====== THE RECORDS
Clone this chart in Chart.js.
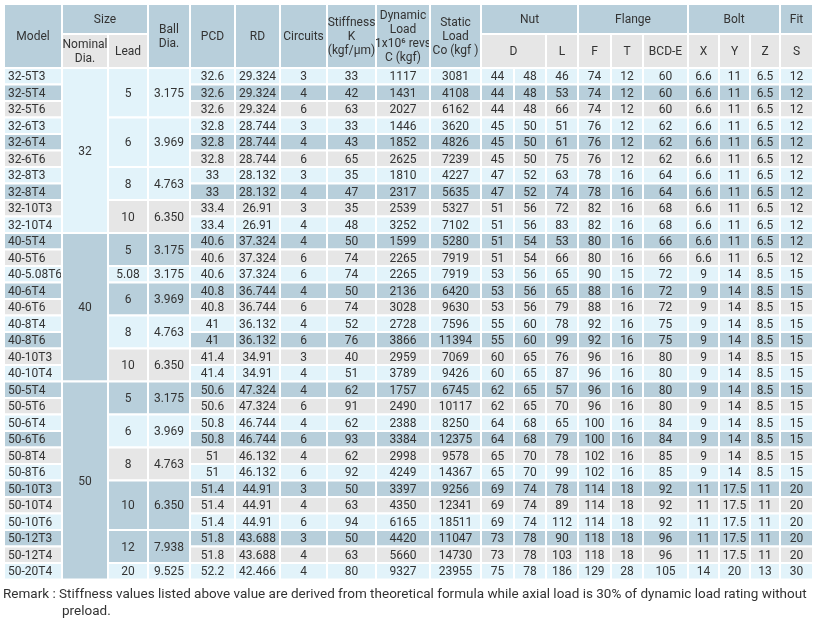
<!DOCTYPE html>
<html><head><meta charset="utf-8">
<script src="https://cdn.jsdelivr.net/npm/chart.js@4/dist/chart.umd.min.js"></script>
<style>html,body{margin:0;padding:0;background:#fff}#wrap{width:817px;height:624px}</style>
</head><body><div id="wrap"><canvas id="c" width="817" height="624"></canvas></div>
<script>
// ---- data ----
const models=["32-5T3","32-5T4","32-5T6","32-6T3","32-6T4","32-6T6","32-8T3","32-8T4","32-10T3","32-10T4",
"40-5T4","40-5T6","40-5.08T6","40-6T4","40-6T6","40-8T4","40-8T6","40-10T3","40-10T4",
"50-5T4","50-5T6","50-6T4","50-6T6","50-8T4","50-8T6","50-10T3","50-10T4","50-10T6","50-12T3","50-12T4","50-20T4"];
const nominalGroups=[["32",10],["40",9],["50",12]];
const leadGroups=[["5","3.175",3],["6","3.969",3],["8","4.763",2],["10","6.350",2],
["5","3.175",2],["5.08","3.175",1],["6","3.969",2],["8","4.763",2],["10","6.350",2],
["5","3.175",2],["6","3.969",2],["8","4.763",2],["10","6.350",3],["12","7.938",2],["20","9.525",1]];
const pcd=["32.6","32.6","32.6","32.8","32.8","32.8","33","33","33.4","33.4","40.6","40.6","40.6","40.8","40.8","41","41","41.4","41.4","50.6","50.6","50.8","50.8","51","51","51.4","51.4","51.4","51.8","51.8","52.2"];
const rd=["29.324","29.324","29.324","28.744","28.744","28.744","28.132","28.132","26.91","26.91","37.324","37.324","37.324","36.744","36.744","36.132","36.132","34.91","34.91","47.324","47.324","46.744","46.744","46.132","46.132","44.91","44.91","44.91","43.688","43.688","42.466"];
const circuits=[3,4,6,3,4,6,3,4,3,4,4,6,6,4,6,4,6,3,4,4,6,4,6,4,6,3,4,6,3,4,4];
const stiffness=[33,42,63,33,43,65,35,47,35,48,50,74,74,50,74,52,76,40,51,62,91,62,93,62,92,50,63,94,50,63,80];
const dynLoad=[1117,1431,2027,1446,1852,2625,1810,2317,2539,3252,1599,2265,2265,2136,3028,2728,3866,2959,3789,1757,2490,2388,3384,2998,4249,3397,4350,6165,4420,5660,9327];
const staticLoad=[3081,4108,6162,3620,4826,7239,4227,5635,5327,7102,5280,7919,7919,6420,9630,7596,11394,7069,9426,6745,10117,8250,12375,9578,14367,9256,12341,18511,11047,14730,23955];
const nutD1=[44,44,44,45,45,45,47,47,51,51,51,51,53,53,53,55,55,60,60,62,62,64,64,65,65,69,69,69,73,73,75];
const nutD2=[48,48,48,50,50,50,52,52,56,56,54,54,56,56,56,60,60,65,65,65,65,68,68,70,70,74,74,74,78,78,78];
const nutL=[46,53,66,51,61,75,63,74,72,83,53,66,65,65,79,78,99,76,87,57,70,65,79,78,99,78,89,112,90,103,186];
const flF=[74,74,74,76,76,76,78,78,82,82,80,80,90,88,88,92,92,96,96,96,96,100,100,102,102,114,114,114,118,118,129];
const flT=[12,12,12,12,12,12,16,16,16,16,16,16,15,16,16,16,16,16,16,16,16,16,16,16,16,18,18,18,18,18,28];
const bcd=[60,60,60,62,62,62,64,64,68,68,66,66,72,72,72,75,75,80,80,80,80,84,84,85,85,92,92,92,96,96,105];
const boltX=["6.6","6.6","6.6","6.6","6.6","6.6","6.6","6.6","6.6","6.6","6.6","6.6","9","9","9","9","9","9","9","9","9","9","9","9","9","11","11","11","11","11","14"];
const boltY=["11","11","11","11","11","11","11","11","11","11","11","11","14","14","14","14","14","14","14","14","14","14","14","14","14","17.5","17.5","17.5","17.5","17.5","20"];
const boltZ=["6.5","6.5","6.5","6.5","6.5","6.5","6.5","6.5","6.5","6.5","6.5","6.5","8.5","8.5","8.5","8.5","8.5","8.5","8.5","8.5","8.5","8.5","8.5","8.5","8.5","11","11","11","11","11","13"];
const fitS=[12,12,12,12,12,12,12,12,12,12,12,12,15,15,15,15,15,15,15,15,15,15,15,15,15,20,20,20,20,20,30];
const remark1="Remark : Stiffness values listed above value are derived from theoretical formula while axial load is 30% of dynamic load rating without";
const remark2="preload.";

// ---- layout (value space of the scales) ----
const colEdges=[4,62,108,148,190,235,280,327,376,430,481,514,546,578,611,643,688,719,750,780,813];
const yTop=4,yMid=34,yHead=68,rowH=16.5;
const rowColors=["#e2f3fa","#b8cfdb","#e6e6e6"];
const headBg="#b8cfdb",subBg="#e6e6e6",txt="#333";

const tablePlugin={id:'table',afterDraw(chart){
 const ctx=chart.ctx,X=v=>chart.scales.x.getPixelForValue(v),Y=v=>chart.scales.y.getPixelForValue(v);
 ctx.save();
 function cell(c0,c1,y0,y1,bg,lines,align,head){
  const x0=X(colEdges[c0]),x1=X(colEdges[c1]),py0=Y(y0),py1=Y(y1);
  ctx.fillStyle=bg;ctx.fillRect(x0,py0,x1-x0,py1-py0);
  ctx.strokeStyle="#fff";ctx.lineWidth=2;ctx.strokeRect(x0,py0,x1-x0,py1-py0);
  if(!lines)return;
  ctx.fillStyle=txt;ctx.font=head?"12px Roboto, sans-serif":"12px Roboto, sans-serif";ctx.textBaseline="middle";
  const lh=head?14:15,n=lines.length,cy=(py0+py1)/2;
  lines.forEach((s,i)=>{
   const y=cy+(i-(n-1)/2)*lh+1;
   if(align==="left"){ctx.textAlign="left";ctx.fillText(s,x0+4,y);}
   else{ctx.textAlign="center";ctx.fillText(s,(x0+x1)/2,y);}
  });
 }
 const H=(a,b,y0,y1,bg,l)=>cell(a,b,y0,y1,bg,l,null,true);
 H(0,1,yTop,yHead,headBg,["Model"]);
 H(1,3,yTop,yMid,headBg,["Size"]);
 H(1,2,yMid,yHead,subBg,["Nominal","Dia."]);
 H(2,3,yMid,yHead,subBg,["Lead"]);
 H(3,4,yTop,yHead,headBg,["Ball","Dia."]);
 H(4,5,yTop,yHead,headBg,["PCD"]);
 H(5,6,yTop,yHead,headBg,["RD"]);
 H(6,7,yTop,yHead,headBg,["Circuits"]);
 H(7,8,yTop,yHead,headBg,["Stiffness","K","(kgf/μm)"]);
 H(8,9,yTop,yHead,headBg,["Dynamic","Load","1x10⁶ revs","C (kgf)"]);
 H(9,10,yTop,yHead,headBg,["Static","Load","Co (kgf )"]);
 H(10,13,yTop,yMid,headBg,["Nut"]);
 H(10,12,yMid,yHead,subBg,["D"]);
 H(12,13,yMid,yHead,subBg,["L"]);
 H(13,16,yTop,yMid,headBg,["Flange"]);
 H(13,14,yMid,yHead,subBg,["F"]);
 H(14,15,yMid,yHead,subBg,["T"]);
 H(15,16,yMid,yHead,subBg,["BCD-E"]);
 H(16,19,yTop,yMid,headBg,["Bolt"]);
 H(16,17,yMid,yHead,subBg,["X"]);
 H(17,18,yMid,yHead,subBg,["Y"]);
 H(18,19,yMid,yHead,subBg,["Z"]);
 H(19,20,yTop,yMid,headBg,["Fit"]);
 H(19,20,yMid,yHead,subBg,["S"]);
 const cols=[pcd,rd,circuits,stiffness,dynLoad,staticLoad,nutD1,nutD2,nutL,flF,flT,bcd,boltX,boltY,boltZ,fitS];
 models.forEach((m,i)=>{
  const y0=yHead+i*rowH,y1=y0+rowH,bg=rowColors[i%3];
  cell(0,1,y0,y1,bg,[m],"left");
  cols.forEach((arr,k)=>cell(4+k,5+k,y0,y1,bg,[String(arr[i])]));
 });
 let r=0;
 nominalGroups.forEach(([v,n])=>{cell(1,2,yHead+r*rowH,yHead+(r+n)*rowH,rowColors[r%3],[v]);r+=n;});
 r=0;
 leadGroups.forEach(([l,b,n])=>{const bg=rowColors[r%3],y0=yHead+r*rowH,y1=yHead+(r+n)*rowH;
  cell(2,3,y0,y1,bg,[l]);cell(3,4,y0,y1,bg,[b]);r+=n;});
 ctx.fillStyle=txt;ctx.font="13.5px Roboto, sans-serif";ctx.textAlign="left";ctx.textBaseline="middle";
 ctx.fillText(remark1,X(3),Y(595));
 ctx.fillText(remark2,X(62),Y(612));
 ctx.restore();
}};

new Chart(document.getElementById('c'),{
 type:'scatter',
 data:{datasets:[{data:[],pointRadius:0}]},
 options:{responsive:false,animation:false,devicePixelRatio:1,
  layout:{padding:0},
  plugins:{legend:{display:false},tooltip:{enabled:false}},
  scales:{x:{type:'linear',min:0,max:817,display:false},
          y:{type:'linear',min:0,max:624,reverse:true,display:false}}},
 plugins:[tablePlugin]
});
</script></body></html>
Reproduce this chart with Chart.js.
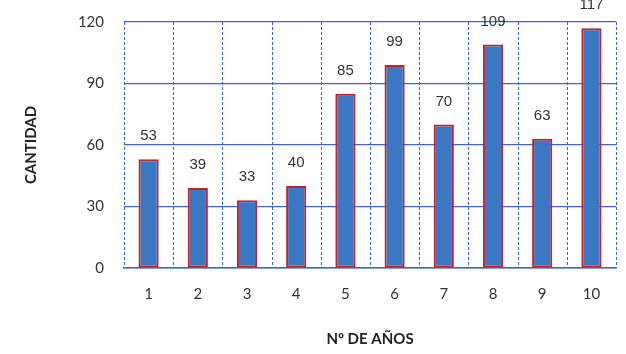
<!DOCTYPE html>
<html><head><meta charset="utf-8">
<script src="https://cdn.jsdelivr.net/npm/chart.js@4/dist/chart.umd.min.js"></script>
<style>html,body{margin:0;padding:0;background:#fff}#w{width:626px;height:354px}</style>
</head><body><div id="w"><canvas id="c"></canvas></div>
<script>
const categories = ['1','2','3','4','5','6','7','8','9','10'];
const values = [53,39,33,40,85,99,70,109,63,117];
const yTicks = [0,30,60,90,120];
const xTitle = 'Nº DE AÑOS';
const yTitle = 'CANTIDAD';

const labelPlugin = {
  id:'vals',
  afterDatasetsDraw(chart){
    const ctx = chart.ctx;
    const meta = chart.getDatasetMeta(0);
    ctx.save();
    ctx.font = '15px "Liberation Sans", Arial, sans-serif';
    ctx.fillStyle = '#333';
    ctx.textAlign = 'center';
    ctx.textBaseline = 'middle';
    meta.data.forEach((b,i)=>{ ctx.fillText(String(values[i]), b.x, b.y - 23); });
    ctx.restore();
  }
};

new Chart(document.getElementById('c'), {
  type:'bar',
  data:{labels:categories, datasets:[{data:values, backgroundColor:'#3b78c4', borderColor:'#c8202a', borderWidth:2, borderSkipped:false, barPercentage:0.41, categoryPercentage:1}]},
  options:{
    responsive:true, maintainAspectRatio:false, animation:false,
    layout:{padding:{top:22,right:10,left:0,bottom:0}},
    plugins:{legend:{display:false}, tooltip:{enabled:false}},
    scales:{
      x:{
        grid:{display:false, offset:true, drawTicks:false},
        border:{display:true, color:'#3f63d4', width:1.5},
        ticks:{padding:17, color:'#333', font:{family:'Lato, "Open Sans", sans-serif', size:15}},
        title:{display:true, text:xTitle, color:'#222', padding:{top:0,bottom:6}, font:{family:'Lato, "Open Sans", sans-serif', size:15, weight:'bold'}},
        afterFit(s){ s.height = 86; s.paddingLeft = 0; s.paddingRight = 0; }
      },
      y:{
        min:0, max:120,
        afterBuildTicks(s){ s.ticks = yTicks.map(v=>({value:v})); },
        grid:{color:'#3f63d4', lineWidth:1.2, drawTicks:false},
        border:{display:false},
        ticks:{padding:20, color:'#333', font:{family:'Lato, "Open Sans", sans-serif', size:15}},
        title:{display:true, text:yTitle, color:'#222', padding:{top:22,bottom:0}, font:{family:'Lato, "Open Sans", sans-serif', size:15, weight:'bold'}},
        afterFit(s){ s.width = 124; s.paddingTop = 0; s.paddingBottom = 0; }
      }
    }
  },
  plugins:[labelPlugin, {
    id:'dashX',
    beforeDatasetsDraw(chart){
      const ctx = chart.ctx, a = chart.chartArea, x = chart.scales.x;
      ctx.save();
      ctx.strokeStyle = '#3f63d4'; ctx.lineWidth = 1; ctx.setLineDash([3,2]);
      for(let i=0;i<=categories.length;i++){
        const px = Math.round(x.getPixelForValue(i-0.5))+0.5;
        ctx.beginPath(); ctx.moveTo(px,a.top); ctx.lineTo(px,a.bottom); ctx.stroke();
      }
      ctx.restore();
    }
  }]
});
</script></body></html>
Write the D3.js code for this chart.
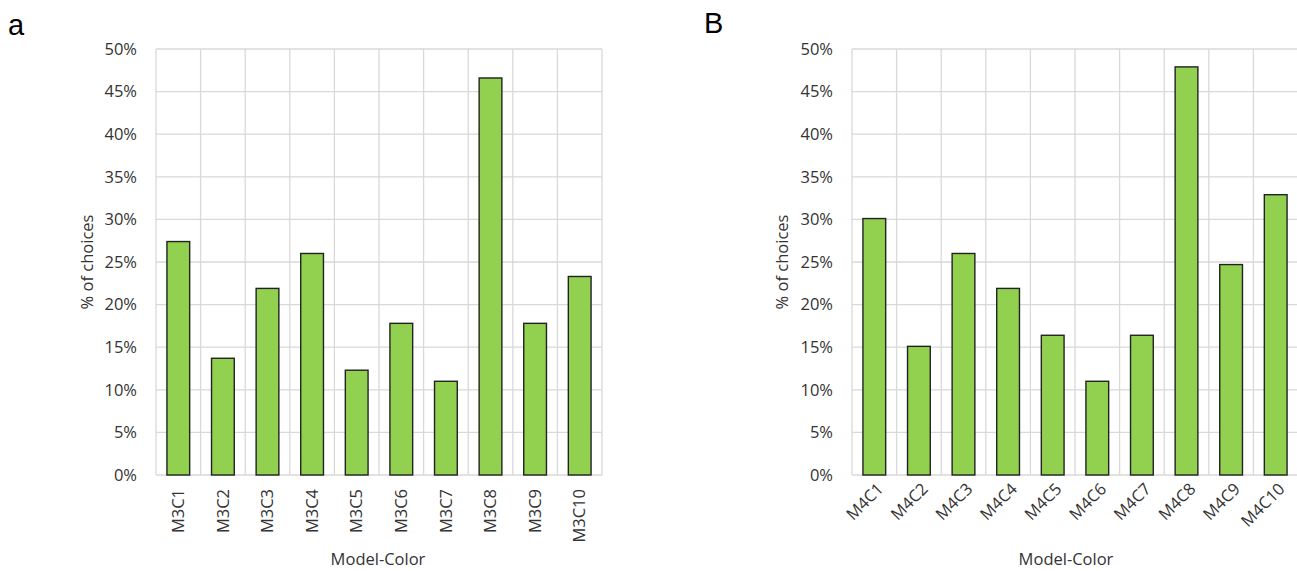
============
• _REQUIREMENT_:
Extract every line of the records above that contains the word "this".

• _THE COMPLETED TASK_:
Clone this chart in Chart.js.
Reproduce this chart with Chart.js.
Write the D3.js code for this chart.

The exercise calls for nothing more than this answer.